# START OF Source data
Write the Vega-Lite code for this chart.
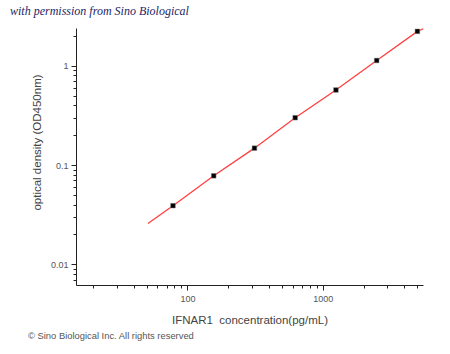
{
  "$schema": "https://vega.github.io/schema/vega-lite/v6.json",
  "width": 347,
  "height": 257,
  "autosize": {"type": "none"},
  "padding": {"left": 76, "top": 28, "right": 27, "bottom": 69},
  "background": "white",
  "title": {
    "text": "with permission from Sino Biological",
    "anchor": "start",
    "frame": "group",
    "dx": -66,
    "offset": 8,
    "font": "Liberation Serif",
    "fontStyle": "italic",
    "fontWeight": "normal",
    "fontSize": 12,
    "color": "#1c2566"
  },
  "config": {
    "view": {"stroke": null},
    "axis": {
      "grid": false,
      "domainColor": "#222",
      "tickColor": "#222",
      "labelColor": "#555",
      "titleColor": "#444",
      "labelFont": "Liberation Sans",
      "titleFont": "Liberation Sans",
      "labelFontSize": 9,
      "titleFontSize": 11.5,
      "titleFontWeight": "normal",
      "labelOverlap": false
    }
  },
  "datasets": {
    "curve": [
      {"conc": 51, "od": 0.0258},
      {"conc": 78.125, "od": 0.039},
      {"conc": 156.25, "od": 0.078},
      {"conc": 312.5, "od": 0.148},
      {"conc": 625, "od": 0.30},
      {"conc": 1250, "od": 0.57},
      {"conc": 2500, "od": 1.13},
      {"conc": 5000, "od": 2.22},
      {"conc": 5530, "od": 2.36}
    ],
    "points": [
      {"conc": 78.125, "od": 0.039},
      {"conc": 156.25, "od": 0.078},
      {"conc": 312.5, "od": 0.148},
      {"conc": 625, "od": 0.30},
      {"conc": 1250, "od": 0.57},
      {"conc": 2500, "od": 1.13},
      {"conc": 5000, "od": 2.22}
    ],
    "note": [{"t": "© Sino Biological Inc. All rights reserved"}]
  },
  "layer": [
    {
      "data": {"name": "curve"},
      "mark": {"type": "line", "color": "#ff4040", "strokeWidth": 1.3},
      "encoding": {
        "x": {
          "field": "conc",
          "type": "quantitative",
          "scale": {"type": "log", "domain": [15, 5500], "nice": false},
          "axis": {
            "title": "IFNAR1\u00a0\u00a0concentration(pg/mL)",
            "values": [20, 30, 40, 50, 60, 70, 80, 90, 100, 200, 300, 400, 500, 600, 700, 800, 900, 1000, 2000, 3000, 4000, 5000],
            "labelExpr": "datum.value == 100 ? '100' : datum.value == 1000 ? '1000' : ''",
            "tickSize": {"condition": {"test": "datum.value == 100 || datum.value == 1000", "value": 5}, "value": 3},
            "labelPadding": 4,
            "titleY": 35,
            "titleBaseline": "middle"
          }
        },
        "y": {
          "field": "od",
          "type": "quantitative",
          "scale": {"type": "log", "domain": [0.0062, 2.4], "nice": false},
          "axis": {
            "title": "optical density (OD450nm)",
            "values": [0.007, 0.008, 0.009, 0.01, 0.02, 0.03, 0.04, 0.05, 0.06, 0.07, 0.08, 0.09, 0.1, 0.2, 0.3, 0.4, 0.5, 0.6, 0.7, 0.8, 0.9, 1, 2],
            "labelExpr": "datum.value == 1 ? '1' : datum.value == 0.1 ? '0.1' : datum.value == 0.01 ? '0.01' : ''",
            "tickSize": {"condition": {"test": "datum.value == 1 || datum.value == 0.1 || datum.value == 0.01", "value": 5}, "value": 3},
            "labelPadding": 3,
            "titleX": -39,
            "titleY": 114,
            "titleBaseline": "middle"
          }
        }
      }
    },
    {
      "data": {"name": "points"},
      "mark": {"type": "square", "color": "#000", "size": 22, "opacity": 1, "stroke": "#888", "strokeWidth": 0.5},
      "encoding": {
        "x": {"field": "conc", "type": "quantitative"},
        "y": {"field": "od", "type": "quantitative"}
      }
    },
    {
      "data": {"name": "note"},
      "mark": {"type": "text", "align": "left", "baseline": "middle", "dx": -48, "dy": 51, "font": "Liberation Sans", "fontSize": 9.4, "color": "#555"},
      "encoding": {
        "x": {"datum": 15, "type": "quantitative"},
        "y": {"datum": 0.0062, "type": "quantitative"},
        "text": {"field": "t"}
      }
    }
  ]
}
# END OF Source data
Without including any pictures, print all of the material exactly as given.

Task answer:
Write the Vega-Lite code for this chart.
{
  "$schema": "https://vega.github.io/schema/vega-lite/v6.json",
  "width": 347,
  "height": 257,
  "autosize": {"type": "none"},
  "padding": {"left": 76, "top": 28, "right": 27, "bottom": 69},
  "background": "white",
  "title": {
    "text": "with permission from Sino Biological",
    "anchor": "start",
    "frame": "group",
    "dx": -66,
    "offset": 8,
    "font": "Liberation Serif",
    "fontStyle": "italic",
    "fontWeight": "normal",
    "fontSize": 12,
    "color": "#1c2566"
  },
  "config": {
    "view": {"stroke": null},
    "axis": {
      "grid": false,
      "domainColor": "#222",
      "tickColor": "#222",
      "labelColor": "#555",
      "titleColor": "#444",
      "labelFont": "Liberation Sans",
      "titleFont": "Liberation Sans",
      "labelFontSize": 9,
      "titleFontSize": 11.5,
      "titleFontWeight": "normal",
      "labelOverlap": false
    }
  },
  "datasets": {
    "curve": [
      {"conc": 51, "od": 0.0258},
      {"conc": 78.125, "od": 0.039},
      {"conc": 156.25, "od": 0.078},
      {"conc": 312.5, "od": 0.148},
      {"conc": 625, "od": 0.30},
      {"conc": 1250, "od": 0.57},
      {"conc": 2500, "od": 1.13},
      {"conc": 5000, "od": 2.22},
      {"conc": 5530, "od": 2.36}
    ],
    "points": [
      {"conc": 78.125, "od": 0.039},
      {"conc": 156.25, "od": 0.078},
      {"conc": 312.5, "od": 0.148},
      {"conc": 625, "od": 0.30},
      {"conc": 1250, "od": 0.57},
      {"conc": 2500, "od": 1.13},
      {"conc": 5000, "od": 2.22}
    ],
    "note": [{"t": "© Sino Biological Inc. All rights reserved"}]
  },
  "layer": [
    {
      "data": {"name": "curve"},
      "mark": {"type": "line", "color": "#ff4040", "strokeWidth": 1.3},
      "encoding": {
        "x": {
          "field": "conc",
          "type": "quantitative",
          "scale": {"type": "log", "domain": [15, 5500], "nice": false},
          "axis": {
            "title": "IFNAR1\u00a0\u00a0concentration(pg/mL)",
            "values": [20, 30, 40, 50, 60, 70, 80, 90, 100, 200, 300, 400, 500, 600, 700, 800, 900, 1000, 2000, 3000, 4000, 5000],
            "labelExpr": "datum.value == 100 ? '100' : datum.value == 1000 ? '1000' : ''",
            "tickSize": {"condition": {"test": "datum.value == 100 || datum.value == 1000", "value": 5}, "value": 3},
            "labelPadding": 4,
            "titleY": 35,
            "titleBaseline": "middle"
          }
        },
        "y": {
          "field": "od",
          "type": "quantitative",
          "scale": {"type": "log", "domain": [0.0062, 2.4], "nice": false},
          "axis": {
            "title": "optical density (OD450nm)",
            "values": [0.007, 0.008, 0.009, 0.01, 0.02, 0.03, 0.04, 0.05, 0.06, 0.07, 0.08, 0.09, 0.1, 0.2, 0.3, 0.4, 0.5, 0.6, 0.7, 0.8, 0.9, 1, 2],
            "labelExpr": "datum.value == 1 ? '1' : datum.value == 0.1 ? '0.1' : datum.value == 0.01 ? '0.01' : ''",
            "tickSize": {"condition": {"test": "datum.value == 1 || datum.value == 0.1 || datum.value == 0.01", "value": 5}, "value": 3},
            "labelPadding": 3,
            "titleX": -39,
            "titleY": 114,
            "titleBaseline": "middle"
          }
        }
      }
    },
    {
      "data": {"name": "points"},
      "mark": {"type": "square", "color": "#000", "size": 22, "opacity": 1, "stroke": "#888", "strokeWidth": 0.5},
      "encoding": {
        "x": {"field": "conc", "type": "quantitative"},
        "y": {"field": "od", "type": "quantitative"}
      }
    },
    {
      "data": {"name": "note"},
      "mark": {"type": "text", "align": "left", "baseline": "middle", "dx": -48, "dy": 51, "font": "Liberation Sans", "fontSize": 9.4, "color": "#555"},
      "encoding": {
        "x": {"datum": 15, "type": "quantitative"},
        "y": {"datum": 0.0062, "type": "quantitative"},
        "text": {"field": "t"}
      }
    }
  ]
}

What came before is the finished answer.